Vase mode is generally suitable for objects that are thin and possess aesthetic characteristics rather than mechanical properties such as strength, toughness, hardness, or flexibility. Therefore, artistic pieces like decorative items and lampshades are particularly suited for printing using vase mode.

This mode allows for rapid printing, saving time and materials. We print a model with a size of 65 x 64 x 135mm and 0.2mm layer height, Anycubic Kobra 2 Pro fast printer usually takes nearly two hours and 39g of filament. However, once you activate vase mode, the Kobra 2 Pro can create the same object in approximately one hour using only 14g of material. Of course, this mode also has its disadvantages, which we have outlined below.

Pros of vase mode:

  • Higher print quality: Printing along a single, continuous path eliminates Z-seam issues and achieves smooth and seamless surfaces of the printed part.
  • More aesthetic appearance: It can print various aesthetically appealing art pieces, such as vases, lampshades, mugs, cups, cylinders, and many models without a top.
  • Faster print times: Objects printed in vase mode involve continuous extrusion movements, saving makers time.
  • Less filament usage: 3D models created in vase mode typically feature hollow interiors, no top layer, and only a single wall, requiring less material compared to other models.

Cons of vase mode:

  • Fragile objects: Due to printing only the outermost wall of the model without any infill, the strength will be very low.
  • Print only one print at a time: Vase mode prints are done continuously, without pauses, which can not print multiple models simultaneously.
  • Geometric limitations of 3D models: Not all 3D models can be printed in vase mode; it requires models with a cylindrical structure needed, without bridges, overhangs or the need for support.

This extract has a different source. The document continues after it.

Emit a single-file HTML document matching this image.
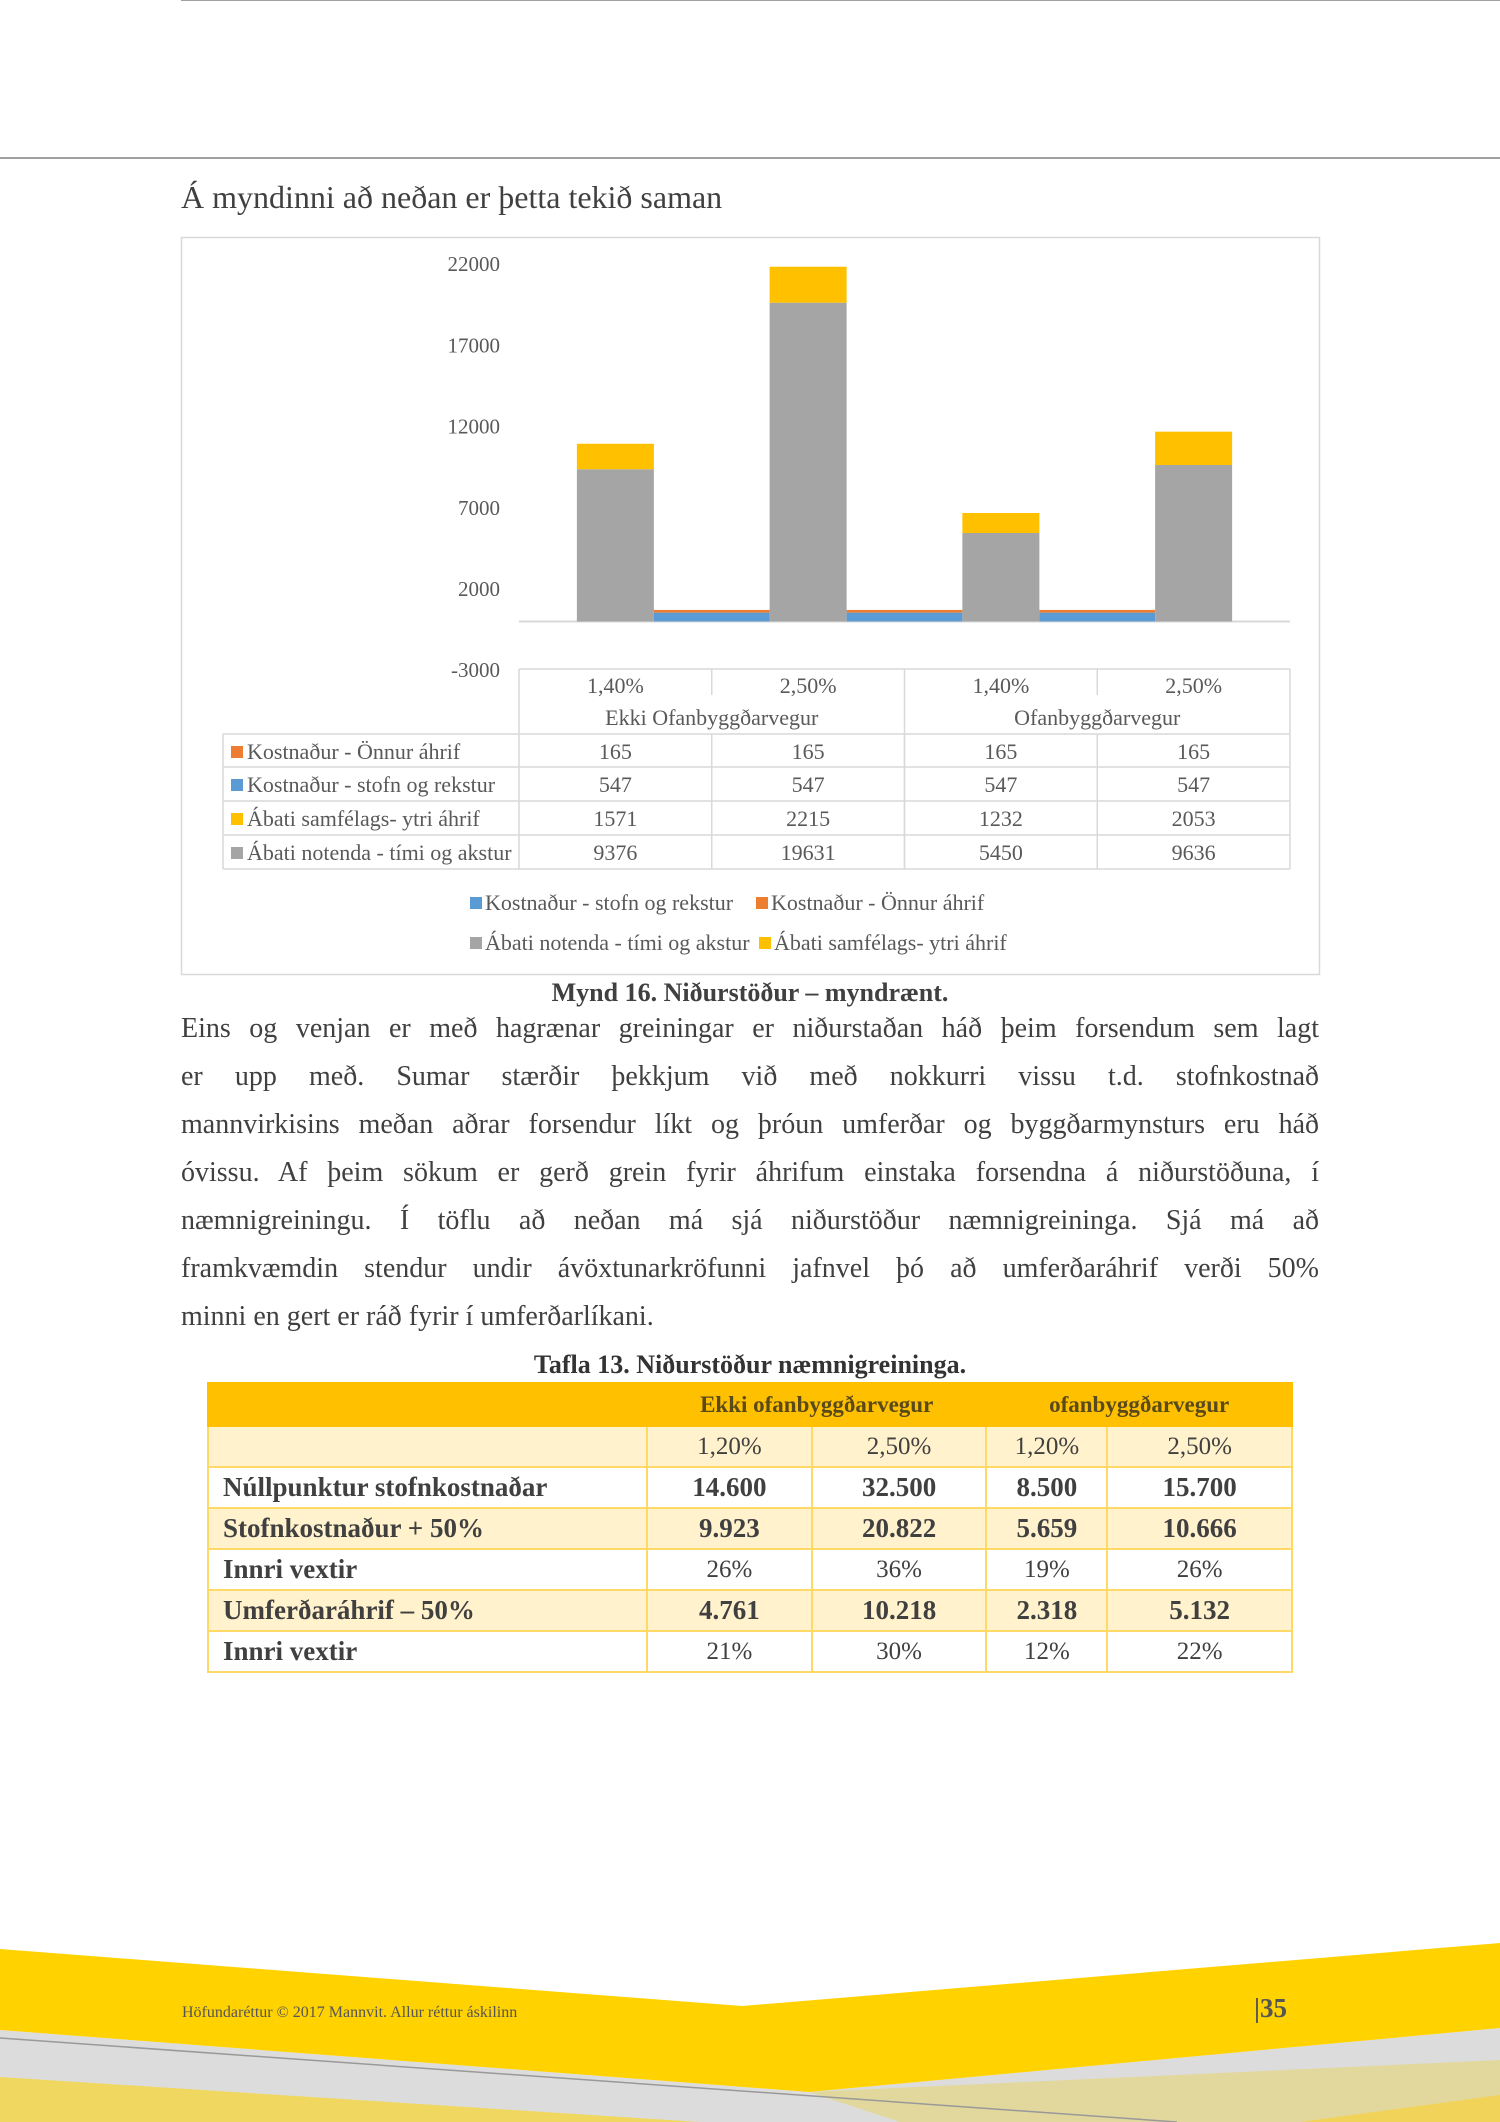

How to Turn on Vase Mode in Cura

Vase Mode Printing

Taking Ultimaker Cura V5.4 as an example, you can activate Cura vase mode by following this path: Print settings >> Special Modes >> Spiralize Outer Contour. Alternatively, you can directly search for keywords like 'Spiralize' in Cura's print settings to enable this feature. Make sure your model has continuous geometry before turning on this mode, and after slicing, check the compatibility of the model in the preview mode of the slicer.

How to Configure the Best Cura Vase Mode Settings

Now that you have a clear understanding of what vase mode is and how it operates. Once you activate it in Cura, it will affect other settings such as the wall line width, temperature, and speed. So it's necessary to fine-tune the print settings to achieve the best quality print results.

Wall line width: This refers to the width of each wall line. Typically, inputting a value that matches your machine's nozzle size is enough; for example, using a value of 0.4mm for a 0.4mm nozzle.

Printing temperature: In Cura vase mode, there isn't a specific temperature for printing; it depends on the filament type and printing speed you're using. If you're operating at faster speeds, you may increase the temperature to ensure the filament melts and extrudes quickly enough.

Print speed: Slowing down the speed helps get a perfect surface finish for your part, ensuring sufficient time for material cooling. It's advisable to start with the normal speed provided by the printer manufacturer. If print failures still occur, despite proper temperature settings, the solution could be reducing your printer speed until the problem improves.